ではなく主観的に「自分のやることは駄目だ」と自己否定し行動を先延ばしするのが自己否定する人です。
これでは良い判断とはなりません。
楽観視する人
その反対に「大丈夫、大丈夫」と、先行きに対して裏付けのない楽観的な見通しを持ったりFIREをしたい「欲と勢い」で甘い見通しで決断することも望ましくありません。
これは自己否定派の対極にある良くない判断です。
こうした楽観する人がFIREなり物事に行き詰まると「市況が悪かった」とか「インフレが悪い」といった他責にしてしまいます。

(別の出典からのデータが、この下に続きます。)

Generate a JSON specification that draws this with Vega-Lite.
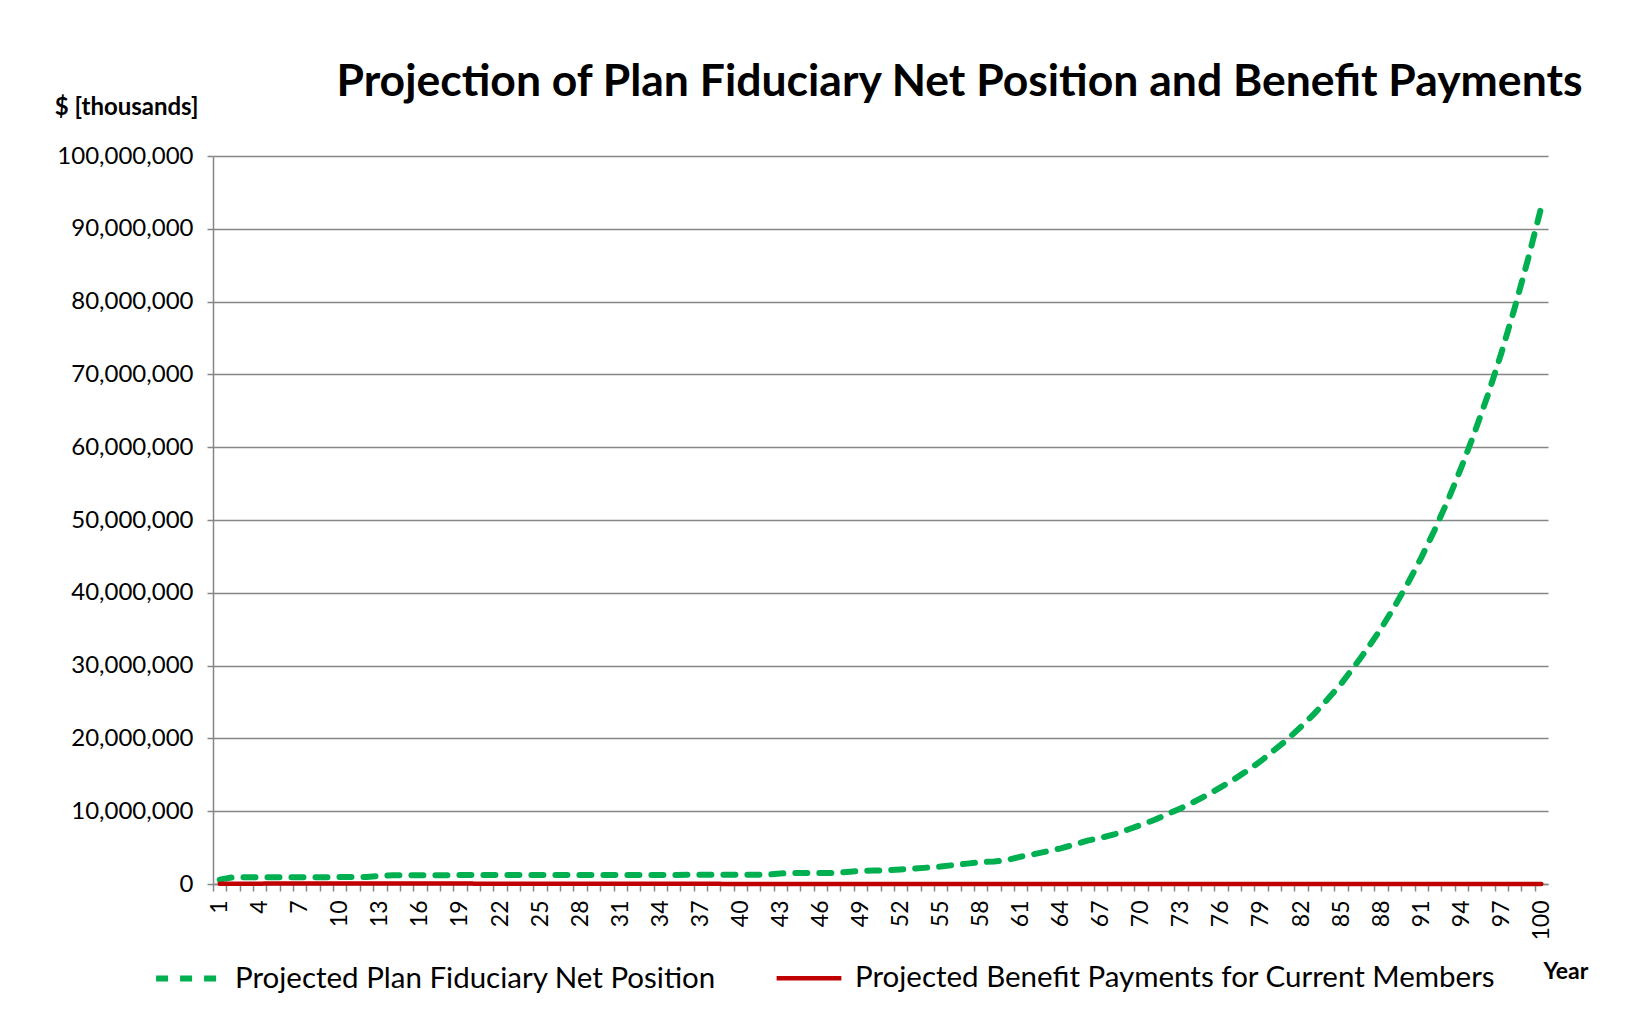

人生すべてがうまく行くわけありませんしましては社会経済といった外的要因から影響を受けることは避けられません。
誰もが似たり寄ったりの状況ゆえ自分だけ外的影響の外側にいることなんて生きている限り無理なことです。
そうしたコントロールできないこと(市況やらインフレやら)を責める気持ちはわかりますが、いつまでもその責任だと押し付けたところで「で、自分はそれでどうするの?」ということになるわけです。
まあ実はこうした他責では資産形成が上手くいくとも思えませんが・・。
ただこうした点は「認識すれば変えられる」とは思います。
自己肯定する人
ということで、やはりポイントはそうした否定派と楽観派という両極端の間に位置する「自己肯定派」というものです。
感情的に「やっぱりダメだ」と否定せず、かといって根拠なく「大丈夫だ」とも思わない、それがゆえに他責にせず「何が起きても受け入れるしかない」といった自己肯定をする人です。
自己肯定というのは、外部に対して感情的に否定したり、悲観したり、楽観したりするのではなく、内部(自分)に対して「FIREをして上手くいかなければその時はその時だ」といった「受け入れる覚悟」を持てる人です。
つまり、想定外の事が起きても、外部の責任を探して責めるより自分の力を信じて乗り越えることで、でもどこか「なんとかやっていけるだろう」と自己肯定する心構えです。
3タイプのミックス度を知る
ただ人間は完璧でもなければ考え方や捉え方は人によります。
なので100%自己肯定というのは無くて自己肯定を過半数にどのようなミックスかというバランスが良いのだと思います。
例えば「自分のなかの30%は否定的で70%が自己肯定的」という人もいれば、僕のように「30%は楽観的で70%が自己肯定的」というのもあります。
大事なのはこうした自分のミックス度の立ち位置(自己肯定を中心に〇%どっちよりか)を客観的に自己認識したり、それも踏まえて「やってやろうじゃないか」といった自己肯定感を持てば、FIREを先延ばしにすることもなく覚悟をもって判断できると思っています。
終わりに
ということで、FIRE後に経済的に太刀打ちできなくなれば、「経済が悪い、社会が悪い」と外部の責任探しをしてりせず、自分の力で乗り越えようとすると思います。
僕は具体的には最悪時の対処方法として覚悟していることを以下の記事に書いています。
もはやコントロールできないことを嘆くよりコントロールできることを喜んでやるぞといった自己肯定感(やればできる)といった覚悟でしかありませんが、それが案外心強いものです。